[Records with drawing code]
"""
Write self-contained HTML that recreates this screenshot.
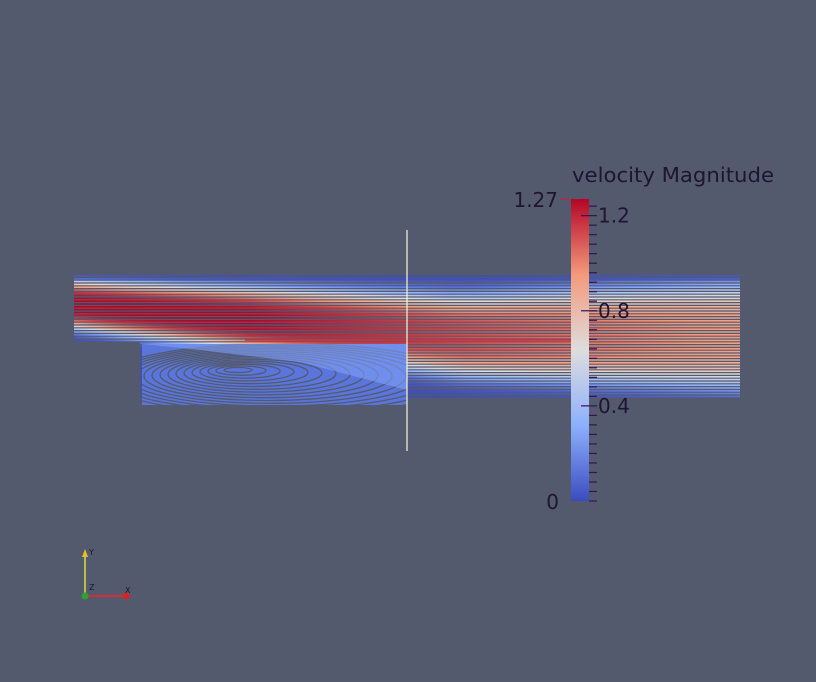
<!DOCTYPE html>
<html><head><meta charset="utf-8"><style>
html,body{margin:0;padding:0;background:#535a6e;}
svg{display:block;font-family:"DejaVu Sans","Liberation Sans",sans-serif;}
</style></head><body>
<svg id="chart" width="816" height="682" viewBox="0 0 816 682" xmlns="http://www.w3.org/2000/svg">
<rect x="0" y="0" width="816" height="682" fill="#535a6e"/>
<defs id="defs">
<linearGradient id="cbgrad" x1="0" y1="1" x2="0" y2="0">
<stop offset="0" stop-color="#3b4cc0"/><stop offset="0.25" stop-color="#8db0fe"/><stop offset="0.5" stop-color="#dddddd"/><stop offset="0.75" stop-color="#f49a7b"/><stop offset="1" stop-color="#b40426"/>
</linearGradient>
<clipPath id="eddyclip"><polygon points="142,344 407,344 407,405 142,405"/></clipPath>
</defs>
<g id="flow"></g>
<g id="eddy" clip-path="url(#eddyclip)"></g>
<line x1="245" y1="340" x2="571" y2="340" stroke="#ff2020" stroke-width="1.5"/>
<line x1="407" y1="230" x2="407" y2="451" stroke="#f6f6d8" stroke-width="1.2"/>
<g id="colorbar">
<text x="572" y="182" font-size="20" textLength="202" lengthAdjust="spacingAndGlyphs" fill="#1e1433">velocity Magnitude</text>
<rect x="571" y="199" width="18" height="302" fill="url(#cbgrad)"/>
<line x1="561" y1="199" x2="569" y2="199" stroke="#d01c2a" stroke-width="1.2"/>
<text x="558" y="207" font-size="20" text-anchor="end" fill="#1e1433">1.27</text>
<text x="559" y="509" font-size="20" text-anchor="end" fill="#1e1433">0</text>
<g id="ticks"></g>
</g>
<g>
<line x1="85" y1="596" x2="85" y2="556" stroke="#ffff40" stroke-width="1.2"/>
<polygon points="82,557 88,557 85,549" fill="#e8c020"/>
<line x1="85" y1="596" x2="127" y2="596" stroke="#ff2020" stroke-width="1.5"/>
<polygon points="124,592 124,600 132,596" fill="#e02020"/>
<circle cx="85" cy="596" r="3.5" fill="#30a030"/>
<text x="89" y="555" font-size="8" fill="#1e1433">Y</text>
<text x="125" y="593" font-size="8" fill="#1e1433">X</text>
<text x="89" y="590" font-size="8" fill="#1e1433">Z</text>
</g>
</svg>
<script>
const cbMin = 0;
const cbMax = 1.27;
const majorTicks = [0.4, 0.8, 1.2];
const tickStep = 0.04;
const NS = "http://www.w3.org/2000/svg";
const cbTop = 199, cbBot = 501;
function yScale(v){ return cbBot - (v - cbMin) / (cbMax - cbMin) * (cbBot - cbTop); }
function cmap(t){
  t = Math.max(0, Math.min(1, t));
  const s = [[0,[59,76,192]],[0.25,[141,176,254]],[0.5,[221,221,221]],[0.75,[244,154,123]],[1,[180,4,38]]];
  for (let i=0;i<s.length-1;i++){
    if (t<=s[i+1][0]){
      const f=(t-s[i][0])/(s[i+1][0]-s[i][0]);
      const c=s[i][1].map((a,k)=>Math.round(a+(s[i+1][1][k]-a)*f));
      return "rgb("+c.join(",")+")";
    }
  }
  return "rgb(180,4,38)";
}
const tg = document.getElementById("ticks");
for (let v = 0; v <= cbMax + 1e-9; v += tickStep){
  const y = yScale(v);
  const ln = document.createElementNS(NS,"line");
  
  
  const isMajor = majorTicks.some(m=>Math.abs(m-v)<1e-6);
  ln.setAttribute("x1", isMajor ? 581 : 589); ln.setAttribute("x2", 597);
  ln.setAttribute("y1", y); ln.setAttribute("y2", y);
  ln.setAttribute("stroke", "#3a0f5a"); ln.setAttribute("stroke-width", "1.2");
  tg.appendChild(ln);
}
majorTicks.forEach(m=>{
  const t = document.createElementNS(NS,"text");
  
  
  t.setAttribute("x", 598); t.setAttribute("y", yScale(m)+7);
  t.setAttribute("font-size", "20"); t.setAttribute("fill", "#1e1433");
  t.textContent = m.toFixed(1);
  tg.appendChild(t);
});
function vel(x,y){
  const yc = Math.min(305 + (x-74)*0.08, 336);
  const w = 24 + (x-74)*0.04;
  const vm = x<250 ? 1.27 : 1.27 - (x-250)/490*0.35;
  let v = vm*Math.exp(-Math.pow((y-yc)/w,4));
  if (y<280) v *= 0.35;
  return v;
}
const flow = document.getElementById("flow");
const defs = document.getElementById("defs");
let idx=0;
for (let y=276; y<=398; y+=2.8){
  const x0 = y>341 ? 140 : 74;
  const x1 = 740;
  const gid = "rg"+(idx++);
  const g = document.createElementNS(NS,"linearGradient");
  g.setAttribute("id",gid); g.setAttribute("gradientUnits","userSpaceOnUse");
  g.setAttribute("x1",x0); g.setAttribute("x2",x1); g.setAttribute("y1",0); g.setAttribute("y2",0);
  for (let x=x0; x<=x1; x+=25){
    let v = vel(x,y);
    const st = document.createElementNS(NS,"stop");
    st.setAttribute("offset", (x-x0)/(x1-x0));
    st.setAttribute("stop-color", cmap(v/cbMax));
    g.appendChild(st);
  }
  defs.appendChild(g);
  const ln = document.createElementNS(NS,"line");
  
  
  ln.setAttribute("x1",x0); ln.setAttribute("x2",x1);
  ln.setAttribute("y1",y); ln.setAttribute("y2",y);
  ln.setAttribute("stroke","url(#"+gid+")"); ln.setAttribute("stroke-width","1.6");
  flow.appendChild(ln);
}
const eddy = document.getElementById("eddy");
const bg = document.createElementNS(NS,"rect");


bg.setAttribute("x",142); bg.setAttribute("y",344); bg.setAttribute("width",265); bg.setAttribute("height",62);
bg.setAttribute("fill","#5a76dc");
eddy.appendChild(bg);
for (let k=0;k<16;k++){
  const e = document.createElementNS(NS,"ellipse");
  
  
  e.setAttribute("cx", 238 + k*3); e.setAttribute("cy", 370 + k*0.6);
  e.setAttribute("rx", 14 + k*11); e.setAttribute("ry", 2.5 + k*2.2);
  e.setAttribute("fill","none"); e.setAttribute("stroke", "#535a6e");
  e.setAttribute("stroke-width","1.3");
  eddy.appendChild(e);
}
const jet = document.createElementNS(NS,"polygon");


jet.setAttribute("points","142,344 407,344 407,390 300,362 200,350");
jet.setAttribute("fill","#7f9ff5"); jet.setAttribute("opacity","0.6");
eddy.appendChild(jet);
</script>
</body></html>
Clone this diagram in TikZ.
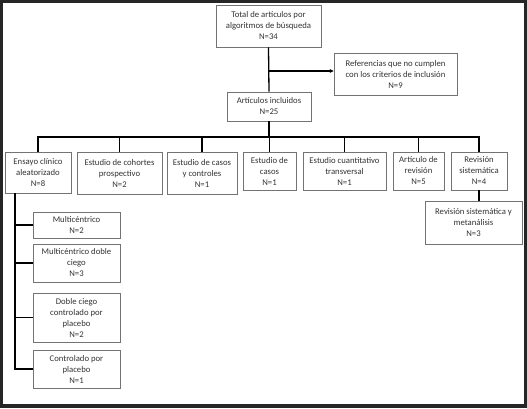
"""
Exercise
All of the records need repeating exactly, except for the pictures.

Output for this exercise
Write self-contained HTML that recreates this screenshot.
<!DOCTYPE html>
<html><head><meta charset="utf-8"><style>
html,body{margin:0;padding:0;background:#535a6e;}
svg{display:block;font-family:"DejaVu Sans","Liberation Sans",sans-serif;}
</style></head><body>
<svg id="chart" width="816" height="682" viewBox="0 0 816 682" xmlns="http://www.w3.org/2000/svg">
<rect x="0" y="0" width="816" height="682" fill="#535a6e"/>
<defs id="defs">
<linearGradient id="cbgrad" x1="0" y1="1" x2="0" y2="0">
<stop offset="0" stop-color="#3b4cc0"/><stop offset="0.25" stop-color="#8db0fe"/><stop offset="0.5" stop-color="#dddddd"/><stop offset="0.75" stop-color="#f49a7b"/><stop offset="1" stop-color="#b40426"/>
</linearGradient>
<clipPath id="eddyclip"><polygon points="142,344 407,344 407,405 142,405"/></clipPath>
</defs>
<g id="flow"></g>
<g id="eddy" clip-path="url(#eddyclip)"></g>
<line x1="245" y1="340" x2="571" y2="340" stroke="#ff2020" stroke-width="1.5"/>
<line x1="407" y1="230" x2="407" y2="451" stroke="#f6f6d8" stroke-width="1.2"/>
<g id="colorbar">
<text x="572" y="182" font-size="20" textLength="202" lengthAdjust="spacingAndGlyphs" fill="#1e1433">velocity Magnitude</text>
<rect x="571" y="199" width="18" height="302" fill="url(#cbgrad)"/>
<line x1="561" y1="199" x2="569" y2="199" stroke="#d01c2a" stroke-width="1.2"/>
<text x="558" y="207" font-size="20" text-anchor="end" fill="#1e1433">1.27</text>
<text x="559" y="509" font-size="20" text-anchor="end" fill="#1e1433">0</text>
<g id="ticks"></g>
</g>
<g>
<line x1="85" y1="596" x2="85" y2="556" stroke="#ffff40" stroke-width="1.2"/>
<polygon points="82,557 88,557 85,549" fill="#e8c020"/>
<line x1="85" y1="596" x2="127" y2="596" stroke="#ff2020" stroke-width="1.5"/>
<polygon points="124,592 124,600 132,596" fill="#e02020"/>
<circle cx="85" cy="596" r="3.5" fill="#30a030"/>
<text x="89" y="555" font-size="8" fill="#1e1433">Y</text>
<text x="125" y="593" font-size="8" fill="#1e1433">X</text>
<text x="89" y="590" font-size="8" fill="#1e1433">Z</text>
</g>
</svg>
<script>
const cbMin = 0;
const cbMax = 1.27;
const majorTicks = [0.4, 0.8, 1.2];
const tickStep = 0.04;
const NS = "http://www.w3.org/2000/svg";
const cbTop = 199, cbBot = 501;
function yScale(v){ return cbBot - (v - cbMin) / (cbMax - cbMin) * (cbBot - cbTop); }
function cmap(t){
  t = Math.max(0, Math.min(1, t));
  const s = [[0,[59,76,192]],[0.25,[141,176,254]],[0.5,[221,221,221]],[0.75,[244,154,123]],[1,[180,4,38]]];
  for (let i=0;i<s.length-1;i++){
    if (t<=s[i+1][0]){
      const f=(t-s[i][0])/(s[i+1][0]-s[i][0]);
      const c=s[i][1].map((a,k)=>Math.round(a+(s[i+1][1][k]-a)*f));
      return "rgb("+c.join(",")+")";
    }
  }
  return "rgb(180,4,38)";
}
const tg = document.getElementById("ticks");
for (let v = 0; v <= cbMax + 1e-9; v += tickStep){
  const y = yScale(v);
  const ln = document.createElementNS(NS,"line");
  
  
  const isMajor = majorTicks.some(m=>Math.abs(m-v)<1e-6);
  ln.setAttribute("x1", isMajor ? 581 : 589); ln.setAttribute("x2", 597);
  ln.setAttribute("y1", y); ln.setAttribute("y2", y);
  ln.setAttribute("stroke", "#3a0f5a"); ln.setAttribute("stroke-width", "1.2");
  tg.appendChild(ln);
}
majorTicks.forEach(m=>{
  const t = document.createElementNS(NS,"text");
  
  
  t.setAttribute("x", 598); t.setAttribute("y", yScale(m)+7);
  t.setAttribute("font-size", "20"); t.setAttribute("fill", "#1e1433");
  t.textContent = m.toFixed(1);
  tg.appendChild(t);
});
function vel(x,y){
  const yc = Math.min(305 + (x-74)*0.08, 336);
  const w = 24 + (x-74)*0.04;
  const vm = x<250 ? 1.27 : 1.27 - (x-250)/490*0.35;
  let v = vm*Math.exp(-Math.pow((y-yc)/w,4));
  if (y<280) v *= 0.35;
  return v;
}
const flow = document.getElementById("flow");
const defs = document.getElementById("defs");
let idx=0;
for (let y=276; y<=398; y+=2.8){
  const x0 = y>341 ? 140 : 74;
  const x1 = 740;
  const gid = "rg"+(idx++);
  const g = document.createElementNS(NS,"linearGradient");
  g.setAttribute("id",gid); g.setAttribute("gradientUnits","userSpaceOnUse");
  g.setAttribute("x1",x0); g.setAttribute("x2",x1); g.setAttribute("y1",0); g.setAttribute("y2",0);
  for (let x=x0; x<=x1; x+=25){
    let v = vel(x,y);
    const st = document.createElementNS(NS,"stop");
    st.setAttribute("offset", (x-x0)/(x1-x0));
    st.setAttribute("stop-color", cmap(v/cbMax));
    g.appendChild(st);
  }
  defs.appendChild(g);
  const ln = document.createElementNS(NS,"line");
  
  
  ln.setAttribute("x1",x0); ln.setAttribute("x2",x1);
  ln.setAttribute("y1",y); ln.setAttribute("y2",y);
  ln.setAttribute("stroke","url(#"+gid+")"); ln.setAttribute("stroke-width","1.6");
  flow.appendChild(ln);
}
const eddy = document.getElementById("eddy");
const bg = document.createElementNS(NS,"rect");


bg.setAttribute("x",142); bg.setAttribute("y",344); bg.setAttribute("width",265); bg.setAttribute("height",62);
bg.setAttribute("fill","#5a76dc");
eddy.appendChild(bg);
for (let k=0;k<16;k++){
  const e = document.createElementNS(NS,"ellipse");
  
  
  e.setAttribute("cx", 238 + k*3); e.setAttribute("cy", 370 + k*0.6);
  e.setAttribute("rx", 14 + k*11); e.setAttribute("ry", 2.5 + k*2.2);
  e.setAttribute("fill","none"); e.setAttribute("stroke", "#535a6e");
  e.setAttribute("stroke-width","1.3");
  eddy.appendChild(e);
}
const jet = document.createElementNS(NS,"polygon");


jet.setAttribute("points","142,344 407,344 407,390 300,362 200,350");
jet.setAttribute("fill","#7f9ff5"); jet.setAttribute("opacity","0.6");
eddy.appendChild(jet);
</script>
</body></html>
Clone this diagram in TikZ.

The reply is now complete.